- [YOUR TASK]: Can you set down, exactly as they appear below, the lines from the opening of the material through the one bearing "const times = prices.map((_, i)", minus the pictures?

- [AVAILABLE DATA]:

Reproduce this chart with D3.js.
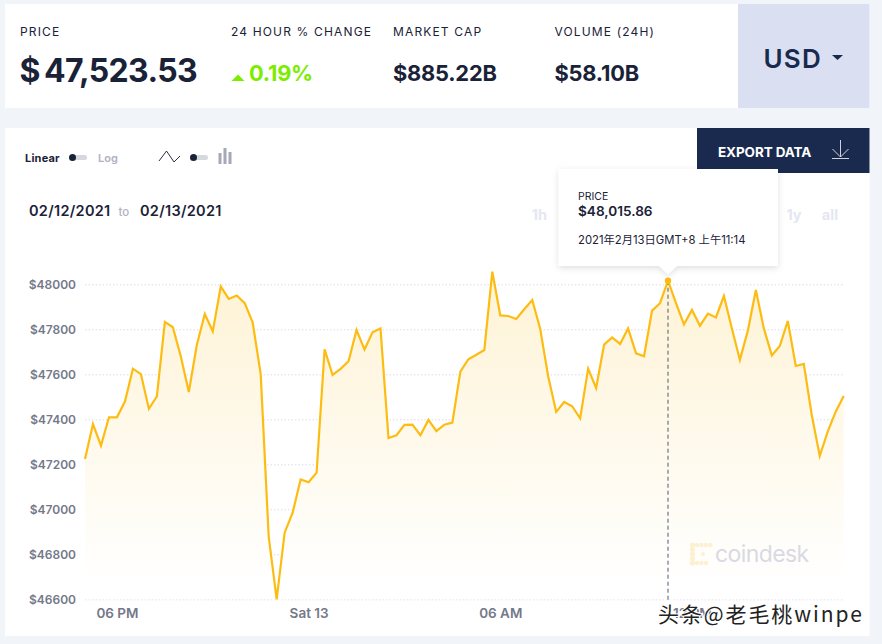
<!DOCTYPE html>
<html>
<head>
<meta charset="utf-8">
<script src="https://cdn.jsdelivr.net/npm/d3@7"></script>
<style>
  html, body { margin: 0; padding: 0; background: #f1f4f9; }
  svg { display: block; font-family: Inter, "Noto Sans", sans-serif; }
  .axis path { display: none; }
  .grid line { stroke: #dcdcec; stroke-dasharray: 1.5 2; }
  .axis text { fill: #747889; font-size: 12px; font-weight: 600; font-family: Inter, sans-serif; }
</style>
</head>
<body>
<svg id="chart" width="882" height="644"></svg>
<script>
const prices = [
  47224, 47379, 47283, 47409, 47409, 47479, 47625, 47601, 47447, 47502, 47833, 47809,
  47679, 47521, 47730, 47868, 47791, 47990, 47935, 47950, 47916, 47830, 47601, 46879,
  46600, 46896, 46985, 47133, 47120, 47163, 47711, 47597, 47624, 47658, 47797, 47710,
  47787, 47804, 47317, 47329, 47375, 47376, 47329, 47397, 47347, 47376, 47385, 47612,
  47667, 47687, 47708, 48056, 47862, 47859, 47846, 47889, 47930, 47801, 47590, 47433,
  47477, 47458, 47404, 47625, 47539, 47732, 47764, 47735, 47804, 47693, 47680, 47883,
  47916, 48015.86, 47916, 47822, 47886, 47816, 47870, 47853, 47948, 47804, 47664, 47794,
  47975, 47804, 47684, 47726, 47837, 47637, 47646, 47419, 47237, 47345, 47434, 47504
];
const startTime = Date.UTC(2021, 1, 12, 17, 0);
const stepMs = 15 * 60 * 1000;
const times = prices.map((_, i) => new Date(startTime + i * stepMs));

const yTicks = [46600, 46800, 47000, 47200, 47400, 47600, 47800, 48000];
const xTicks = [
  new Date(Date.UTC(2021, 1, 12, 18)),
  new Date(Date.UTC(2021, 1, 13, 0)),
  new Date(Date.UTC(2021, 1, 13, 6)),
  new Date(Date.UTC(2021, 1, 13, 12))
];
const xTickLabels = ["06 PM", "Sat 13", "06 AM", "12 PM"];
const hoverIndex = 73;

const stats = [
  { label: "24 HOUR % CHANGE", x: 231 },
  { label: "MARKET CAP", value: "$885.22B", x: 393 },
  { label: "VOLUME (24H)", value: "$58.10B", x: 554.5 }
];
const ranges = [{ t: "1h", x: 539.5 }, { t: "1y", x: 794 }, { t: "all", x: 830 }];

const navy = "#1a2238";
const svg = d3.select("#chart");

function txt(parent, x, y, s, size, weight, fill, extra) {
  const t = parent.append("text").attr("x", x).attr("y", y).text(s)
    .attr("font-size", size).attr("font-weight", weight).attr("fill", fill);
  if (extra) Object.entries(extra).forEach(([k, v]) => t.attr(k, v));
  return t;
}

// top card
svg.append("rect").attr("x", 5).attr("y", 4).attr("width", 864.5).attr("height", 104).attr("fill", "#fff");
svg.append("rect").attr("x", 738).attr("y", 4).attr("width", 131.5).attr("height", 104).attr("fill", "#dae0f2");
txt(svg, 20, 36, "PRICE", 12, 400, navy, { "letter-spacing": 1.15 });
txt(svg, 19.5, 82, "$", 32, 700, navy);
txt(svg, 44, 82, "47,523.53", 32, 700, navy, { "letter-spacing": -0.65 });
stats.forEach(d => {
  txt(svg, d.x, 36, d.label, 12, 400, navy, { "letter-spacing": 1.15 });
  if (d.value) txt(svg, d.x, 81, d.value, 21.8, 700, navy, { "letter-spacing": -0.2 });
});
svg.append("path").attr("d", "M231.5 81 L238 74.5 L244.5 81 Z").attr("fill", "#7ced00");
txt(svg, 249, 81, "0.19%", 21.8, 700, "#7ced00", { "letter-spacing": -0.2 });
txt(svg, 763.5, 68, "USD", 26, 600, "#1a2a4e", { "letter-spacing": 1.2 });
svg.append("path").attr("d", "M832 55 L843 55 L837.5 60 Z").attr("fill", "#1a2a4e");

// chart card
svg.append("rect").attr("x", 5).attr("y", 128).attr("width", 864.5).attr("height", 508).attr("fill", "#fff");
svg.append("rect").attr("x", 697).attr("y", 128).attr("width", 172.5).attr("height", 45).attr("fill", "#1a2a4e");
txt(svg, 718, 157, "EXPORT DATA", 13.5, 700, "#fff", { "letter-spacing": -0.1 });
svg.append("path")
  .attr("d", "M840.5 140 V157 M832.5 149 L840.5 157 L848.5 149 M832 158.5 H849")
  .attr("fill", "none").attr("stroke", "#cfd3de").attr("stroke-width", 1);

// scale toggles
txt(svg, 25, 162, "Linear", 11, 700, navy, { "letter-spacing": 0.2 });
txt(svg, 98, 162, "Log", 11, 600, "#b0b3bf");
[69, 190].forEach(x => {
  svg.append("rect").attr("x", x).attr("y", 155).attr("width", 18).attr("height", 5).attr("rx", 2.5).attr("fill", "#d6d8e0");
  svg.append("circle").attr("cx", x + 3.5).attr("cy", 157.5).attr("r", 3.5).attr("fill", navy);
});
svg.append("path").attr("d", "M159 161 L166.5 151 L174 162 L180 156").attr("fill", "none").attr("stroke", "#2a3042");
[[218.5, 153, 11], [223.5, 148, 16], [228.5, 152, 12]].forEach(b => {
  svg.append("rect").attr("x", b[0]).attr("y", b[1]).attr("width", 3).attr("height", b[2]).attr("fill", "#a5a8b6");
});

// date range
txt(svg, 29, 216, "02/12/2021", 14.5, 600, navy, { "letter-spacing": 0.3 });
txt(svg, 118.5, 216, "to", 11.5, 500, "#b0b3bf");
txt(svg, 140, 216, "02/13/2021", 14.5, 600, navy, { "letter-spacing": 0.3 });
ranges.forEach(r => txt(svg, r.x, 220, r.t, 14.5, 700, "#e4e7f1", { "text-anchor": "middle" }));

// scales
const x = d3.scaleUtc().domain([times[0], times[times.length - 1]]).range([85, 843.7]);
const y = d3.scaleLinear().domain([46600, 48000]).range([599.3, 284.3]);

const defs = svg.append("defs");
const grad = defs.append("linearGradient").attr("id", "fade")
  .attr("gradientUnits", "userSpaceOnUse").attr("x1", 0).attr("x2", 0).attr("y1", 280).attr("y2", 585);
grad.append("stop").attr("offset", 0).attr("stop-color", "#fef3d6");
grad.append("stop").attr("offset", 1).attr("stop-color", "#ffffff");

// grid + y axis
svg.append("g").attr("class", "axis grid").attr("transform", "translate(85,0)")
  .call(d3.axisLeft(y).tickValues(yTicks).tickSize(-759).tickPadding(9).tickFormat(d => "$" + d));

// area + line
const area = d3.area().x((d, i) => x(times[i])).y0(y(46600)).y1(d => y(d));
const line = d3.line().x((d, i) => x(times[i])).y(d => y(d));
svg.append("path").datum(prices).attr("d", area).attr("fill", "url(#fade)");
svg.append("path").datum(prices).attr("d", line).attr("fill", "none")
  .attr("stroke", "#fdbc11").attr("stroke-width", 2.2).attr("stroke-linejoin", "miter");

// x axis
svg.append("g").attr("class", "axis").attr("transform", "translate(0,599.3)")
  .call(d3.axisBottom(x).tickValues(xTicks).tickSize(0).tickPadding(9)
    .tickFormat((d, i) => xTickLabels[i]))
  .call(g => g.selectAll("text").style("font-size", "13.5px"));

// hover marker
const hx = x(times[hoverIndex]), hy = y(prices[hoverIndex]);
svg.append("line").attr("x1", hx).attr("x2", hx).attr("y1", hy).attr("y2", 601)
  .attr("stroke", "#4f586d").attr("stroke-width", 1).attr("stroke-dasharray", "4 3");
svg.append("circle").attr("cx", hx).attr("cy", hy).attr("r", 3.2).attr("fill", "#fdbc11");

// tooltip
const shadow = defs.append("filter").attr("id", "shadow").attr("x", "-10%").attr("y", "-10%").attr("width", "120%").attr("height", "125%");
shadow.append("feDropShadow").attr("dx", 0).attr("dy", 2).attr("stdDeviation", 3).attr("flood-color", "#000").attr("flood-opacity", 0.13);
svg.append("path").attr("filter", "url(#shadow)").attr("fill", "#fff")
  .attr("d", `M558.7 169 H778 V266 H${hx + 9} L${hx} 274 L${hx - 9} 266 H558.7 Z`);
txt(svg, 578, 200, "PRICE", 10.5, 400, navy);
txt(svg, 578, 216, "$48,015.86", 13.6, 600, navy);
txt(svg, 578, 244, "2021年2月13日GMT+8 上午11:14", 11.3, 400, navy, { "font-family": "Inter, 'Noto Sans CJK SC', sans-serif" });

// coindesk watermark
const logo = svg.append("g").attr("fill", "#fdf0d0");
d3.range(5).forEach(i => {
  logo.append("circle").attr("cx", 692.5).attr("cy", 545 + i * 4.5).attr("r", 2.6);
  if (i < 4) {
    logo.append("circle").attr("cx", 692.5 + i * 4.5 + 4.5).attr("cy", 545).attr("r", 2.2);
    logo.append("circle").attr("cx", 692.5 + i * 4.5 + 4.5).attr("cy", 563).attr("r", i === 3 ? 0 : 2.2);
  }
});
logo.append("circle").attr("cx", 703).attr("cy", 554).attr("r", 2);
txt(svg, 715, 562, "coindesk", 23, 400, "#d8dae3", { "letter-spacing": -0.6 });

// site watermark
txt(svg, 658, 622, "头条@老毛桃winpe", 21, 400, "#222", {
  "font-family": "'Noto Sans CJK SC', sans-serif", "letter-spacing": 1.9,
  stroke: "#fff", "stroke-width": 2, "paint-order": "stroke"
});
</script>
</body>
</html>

- [ANSWER FOR THE TASK]:
Reproduce this chart with D3.js.
<!DOCTYPE html>
<html>
<head>
<meta charset="utf-8">
<script src="https://cdn.jsdelivr.net/npm/d3@7"></script>
<style>
  html, body { margin: 0; padding: 0; background: #f1f4f9; }
  svg { display: block; font-family: Inter, "Noto Sans", sans-serif; }
  .axis path { display: none; }
  .grid line { stroke: #dcdcec; stroke-dasharray: 1.5 2; }
  .axis text { fill: #747889; font-size: 12px; font-weight: 600; font-family: Inter, sans-serif; }
</style>
</head>
<body>
<svg id="chart" width="882" height="644"></svg>
<script>
const prices = [
  47224, 47379, 47283, 47409, 47409, 47479, 47625, 47601, 47447, 47502, 47833, 47809,
  47679, 47521, 47730, 47868, 47791, 47990, 47935, 47950, 47916, 47830, 47601, 46879,
  46600, 46896, 46985, 47133, 47120, 47163, 47711, 47597, 47624, 47658, 47797, 47710,
  47787, 47804, 47317, 47329, 47375, 47376, 47329, 47397, 47347, 47376, 47385, 47612,
  47667, 47687, 47708, 48056, 47862, 47859, 47846, 47889, 47930, 47801, 47590, 47433,
  47477, 47458, 47404, 47625, 47539, 47732, 47764, 47735, 47804, 47693, 47680, 47883,
  47916, 48015.86, 47916, 47822, 47886, 47816, 47870, 47853, 47948, 47804, 47664, 47794,
  47975, 47804, 47684, 47726, 47837, 47637, 47646, 47419, 47237, 47345, 47434, 47504
];
const startTime = Date.UTC(2021, 1, 12, 17, 0);
const stepMs = 15 * 60 * 1000;
const times = prices.map((_, i) => new Date(startTime + i * stepMs));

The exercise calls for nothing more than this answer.